Hier encore, le gouvernement d’Edouard Philippe comportait quatre secrétaires d’état chargés des relations avec quatre populations qu’il fallait sans doute « soigner » : les Femmes, les Handicapés, les Députés et … les Geeks. Ce sont ces derniers qui perdent leur Sécrétariat d’Etat dédié. Exit, en effet, dans le remaniement de ce jour, le « Secrétaire d’État chargé du numérique ». Le poste aura vécu 18 mois. Nous restons perplexe.

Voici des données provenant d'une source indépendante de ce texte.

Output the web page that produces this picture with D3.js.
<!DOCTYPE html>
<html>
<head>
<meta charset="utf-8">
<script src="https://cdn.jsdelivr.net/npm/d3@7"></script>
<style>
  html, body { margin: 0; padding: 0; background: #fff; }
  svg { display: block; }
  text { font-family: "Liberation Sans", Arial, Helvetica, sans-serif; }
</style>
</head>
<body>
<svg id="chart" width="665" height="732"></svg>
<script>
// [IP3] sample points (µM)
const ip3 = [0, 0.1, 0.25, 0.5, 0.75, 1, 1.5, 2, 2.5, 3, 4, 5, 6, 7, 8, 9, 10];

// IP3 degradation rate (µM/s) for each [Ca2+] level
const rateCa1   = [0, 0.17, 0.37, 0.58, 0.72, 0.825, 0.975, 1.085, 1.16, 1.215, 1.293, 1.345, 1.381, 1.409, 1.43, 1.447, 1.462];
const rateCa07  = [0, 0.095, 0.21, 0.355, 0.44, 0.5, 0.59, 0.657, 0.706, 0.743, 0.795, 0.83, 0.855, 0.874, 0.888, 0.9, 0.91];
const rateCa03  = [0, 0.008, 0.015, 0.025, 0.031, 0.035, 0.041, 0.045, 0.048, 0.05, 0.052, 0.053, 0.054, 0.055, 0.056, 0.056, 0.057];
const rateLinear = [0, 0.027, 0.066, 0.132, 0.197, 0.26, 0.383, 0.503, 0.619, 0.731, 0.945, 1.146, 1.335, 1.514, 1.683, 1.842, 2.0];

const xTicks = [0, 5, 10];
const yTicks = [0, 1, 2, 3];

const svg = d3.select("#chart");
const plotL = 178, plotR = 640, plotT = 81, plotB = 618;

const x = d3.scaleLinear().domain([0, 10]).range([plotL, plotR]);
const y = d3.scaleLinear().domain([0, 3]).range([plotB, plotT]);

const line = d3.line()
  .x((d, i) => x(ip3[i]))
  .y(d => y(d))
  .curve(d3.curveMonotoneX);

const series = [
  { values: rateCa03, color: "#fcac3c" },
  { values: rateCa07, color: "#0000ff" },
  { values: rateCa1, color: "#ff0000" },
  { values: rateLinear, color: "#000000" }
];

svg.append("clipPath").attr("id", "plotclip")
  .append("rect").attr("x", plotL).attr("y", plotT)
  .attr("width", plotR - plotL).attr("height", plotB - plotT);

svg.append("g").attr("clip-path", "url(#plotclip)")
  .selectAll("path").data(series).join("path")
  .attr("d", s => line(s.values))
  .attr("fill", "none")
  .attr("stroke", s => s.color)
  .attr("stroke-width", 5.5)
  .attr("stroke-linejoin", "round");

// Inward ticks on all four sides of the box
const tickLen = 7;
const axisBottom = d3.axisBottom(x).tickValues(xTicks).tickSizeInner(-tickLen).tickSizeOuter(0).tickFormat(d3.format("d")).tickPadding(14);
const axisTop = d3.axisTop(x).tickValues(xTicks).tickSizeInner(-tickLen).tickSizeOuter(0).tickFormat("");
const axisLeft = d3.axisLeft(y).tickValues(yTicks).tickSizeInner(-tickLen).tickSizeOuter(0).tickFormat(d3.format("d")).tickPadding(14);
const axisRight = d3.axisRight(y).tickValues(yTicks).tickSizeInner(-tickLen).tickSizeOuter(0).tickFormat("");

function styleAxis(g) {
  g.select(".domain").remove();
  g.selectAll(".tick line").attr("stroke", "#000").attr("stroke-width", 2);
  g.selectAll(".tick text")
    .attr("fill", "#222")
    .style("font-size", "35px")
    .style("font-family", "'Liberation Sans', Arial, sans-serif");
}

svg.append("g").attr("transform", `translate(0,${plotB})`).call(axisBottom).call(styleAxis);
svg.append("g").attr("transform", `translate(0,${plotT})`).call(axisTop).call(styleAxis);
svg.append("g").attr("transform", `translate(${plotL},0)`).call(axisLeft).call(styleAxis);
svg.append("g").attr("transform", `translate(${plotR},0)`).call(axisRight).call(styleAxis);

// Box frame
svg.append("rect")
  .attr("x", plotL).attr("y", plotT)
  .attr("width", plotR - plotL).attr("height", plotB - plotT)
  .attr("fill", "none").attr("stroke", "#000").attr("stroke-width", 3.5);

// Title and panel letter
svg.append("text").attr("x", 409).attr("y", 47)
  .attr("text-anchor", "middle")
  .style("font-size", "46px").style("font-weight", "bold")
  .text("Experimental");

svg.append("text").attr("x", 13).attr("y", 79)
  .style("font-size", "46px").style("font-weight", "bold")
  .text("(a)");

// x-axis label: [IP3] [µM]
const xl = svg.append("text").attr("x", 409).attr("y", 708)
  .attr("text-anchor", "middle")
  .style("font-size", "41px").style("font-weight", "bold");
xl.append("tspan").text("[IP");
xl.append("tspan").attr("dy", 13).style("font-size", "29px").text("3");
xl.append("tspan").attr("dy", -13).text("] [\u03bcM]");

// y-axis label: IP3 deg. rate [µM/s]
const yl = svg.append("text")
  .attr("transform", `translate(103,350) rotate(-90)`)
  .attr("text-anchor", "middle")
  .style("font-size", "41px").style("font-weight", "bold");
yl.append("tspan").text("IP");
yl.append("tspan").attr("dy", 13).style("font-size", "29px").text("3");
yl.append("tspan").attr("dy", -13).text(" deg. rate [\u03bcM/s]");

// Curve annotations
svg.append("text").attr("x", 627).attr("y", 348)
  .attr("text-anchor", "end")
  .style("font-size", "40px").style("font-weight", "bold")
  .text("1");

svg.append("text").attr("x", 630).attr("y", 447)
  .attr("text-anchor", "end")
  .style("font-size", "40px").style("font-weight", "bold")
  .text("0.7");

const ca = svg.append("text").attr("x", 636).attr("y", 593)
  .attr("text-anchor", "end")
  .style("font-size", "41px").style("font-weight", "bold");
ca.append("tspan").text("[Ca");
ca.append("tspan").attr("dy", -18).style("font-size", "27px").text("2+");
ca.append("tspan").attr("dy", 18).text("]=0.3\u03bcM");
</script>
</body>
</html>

Le gouvernement précédent connaissait pléthore de secrétaires d’état : 17 sous Valls 2, dont une innovation dans la 5e République: le Secrétaire d’État auprès du ministre de l’Économie, de l’Industrie et du Numérique, chargée du Numérique, représenté par Fleur Pellerin et Axelle Lemaire, au sein de Bercy, donc sous l’autorité d’Emmanuel Macron.

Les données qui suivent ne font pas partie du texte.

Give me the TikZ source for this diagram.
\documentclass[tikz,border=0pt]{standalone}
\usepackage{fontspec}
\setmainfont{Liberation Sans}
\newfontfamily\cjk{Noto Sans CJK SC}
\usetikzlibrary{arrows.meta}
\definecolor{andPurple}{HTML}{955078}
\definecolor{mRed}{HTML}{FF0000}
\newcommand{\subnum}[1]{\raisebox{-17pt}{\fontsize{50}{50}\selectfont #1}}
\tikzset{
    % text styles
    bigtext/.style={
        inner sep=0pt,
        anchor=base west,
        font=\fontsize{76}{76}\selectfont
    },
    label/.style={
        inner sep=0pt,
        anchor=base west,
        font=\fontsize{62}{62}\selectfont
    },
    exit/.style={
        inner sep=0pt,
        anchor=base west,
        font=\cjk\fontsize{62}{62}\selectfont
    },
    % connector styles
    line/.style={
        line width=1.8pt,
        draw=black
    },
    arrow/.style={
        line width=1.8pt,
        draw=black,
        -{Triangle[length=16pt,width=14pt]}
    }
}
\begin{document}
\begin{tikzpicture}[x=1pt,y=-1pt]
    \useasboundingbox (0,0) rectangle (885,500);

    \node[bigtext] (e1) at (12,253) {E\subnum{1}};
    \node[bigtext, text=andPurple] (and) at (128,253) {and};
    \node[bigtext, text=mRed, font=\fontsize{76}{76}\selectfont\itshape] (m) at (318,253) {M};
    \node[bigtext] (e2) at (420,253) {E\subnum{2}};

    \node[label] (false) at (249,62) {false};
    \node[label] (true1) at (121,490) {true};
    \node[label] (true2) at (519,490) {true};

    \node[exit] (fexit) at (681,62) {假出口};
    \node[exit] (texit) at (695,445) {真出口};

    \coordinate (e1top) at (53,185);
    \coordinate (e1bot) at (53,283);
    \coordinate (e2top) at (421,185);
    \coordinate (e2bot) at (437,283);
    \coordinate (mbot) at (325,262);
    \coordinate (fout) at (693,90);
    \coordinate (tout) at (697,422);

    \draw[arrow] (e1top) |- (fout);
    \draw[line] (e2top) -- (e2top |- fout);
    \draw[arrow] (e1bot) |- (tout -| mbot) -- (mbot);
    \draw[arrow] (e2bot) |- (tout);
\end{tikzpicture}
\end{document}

On sait la diète draconienne imposée à l’exécutif. Sous Macron, exit , souvenez-vous, les les secrétariats d’état aux Anciens Combattants, au Tourisme, à la Francophonie, au Commerce & à l’Artisanat et j’en passe, qui ont fait florès dans les gouvernements successifs de la 5e République. Un gouvernement « resserré » voulu par le nouvel occupant de l’Elysées, a d’abord fait l’impasse sur ces « sous-ministères ».
Adieu Matignon, siège du pouvoir…
Mais Matignon arborait au moins, avant le remaniement annoncé aujourd’hui, deux secrétariats d’état emblématiques : celui de Marlène Sciappa, « chargée de l’Égalité entre les femmes et les hommes » et celui de Mounir Mahjoubi. Rassurez-vous, ce dernier reste au gouvernement, et sécrétaire d’Etat. Mais « Secrétaire d’Etat » tout court, et il passe de Matignon à Bercy. C’est doublement dommage. Matignon, c’est le lieu du pouvoir, de la coordination entre les ministères, on est à 1 clic de l’ Elysées… Ce lieu de pouvoir donnait l’autorité nécessaire pour gérer la nécessaire digitalisation de l’Etat, de l’administration, par exemple. Beaucoup plus technocrate, Bercy ne permet pas la même latitude.
Curiosité inédite, on note de surcroit que Mounir Mahjoubi dépend de 2 ministres différents, puisqu’il est, à la fois, Secrétaire d’État auprès du ministre de l’Économie et des Finances et du ministre de l’Action et des Comptes publics
Pourquoi avoir supprimé ce message fort ?
Notre Secrétaire d’Etat-tout-court assure, selon Le Monde, que ces changements ne changent pas la réalité de ses attributions, et qu’il se consacre toujours au secteur du numérique.
J’en accepte l’augure mais ne peut m’empêcher de m’inquiéter de ce changement de nom. Et j’ai du mal à m’ expliquer pourquoi le Président qui se rendait au CES, visitait il y a encore quelques jours Station F, s’affiche avec les starts-ups, se veut le champion de la Start-Up Nation, a supprimé ce message fort, un secrétariat d’état « chargé du numérique », et dépendant du premier ministre.
Reconquête industrielle et Industrie 2.0
Il est vrai que le gouvernement a annoncé en même temps ce jour la nomination à Bercy, en tant que sécrétaire d’Etat, d’ Agnès Pannier-Runacher, avec la mission « reconquête industrielle ». Bruno Le Maire a déclaré, selon l’AFP : « croire dans l’industrie du futur » , et « vouloir faire de la France la première nation en Europe en matière de nouvelles technologies, ça n’exclut pas de se battre pour chaque emploi industriel sur le territoire. Nous nous battons pour les emplois qui existent, et nous préparons en même temps l’industrie du futur ».
Sauvegarder les emplois industriels, sur le plan politique, est je le reconnais, un message plus fort encore que celui de renforcer le numérique. Souhaitons que ces deux objectifs se réalisent, en même temps.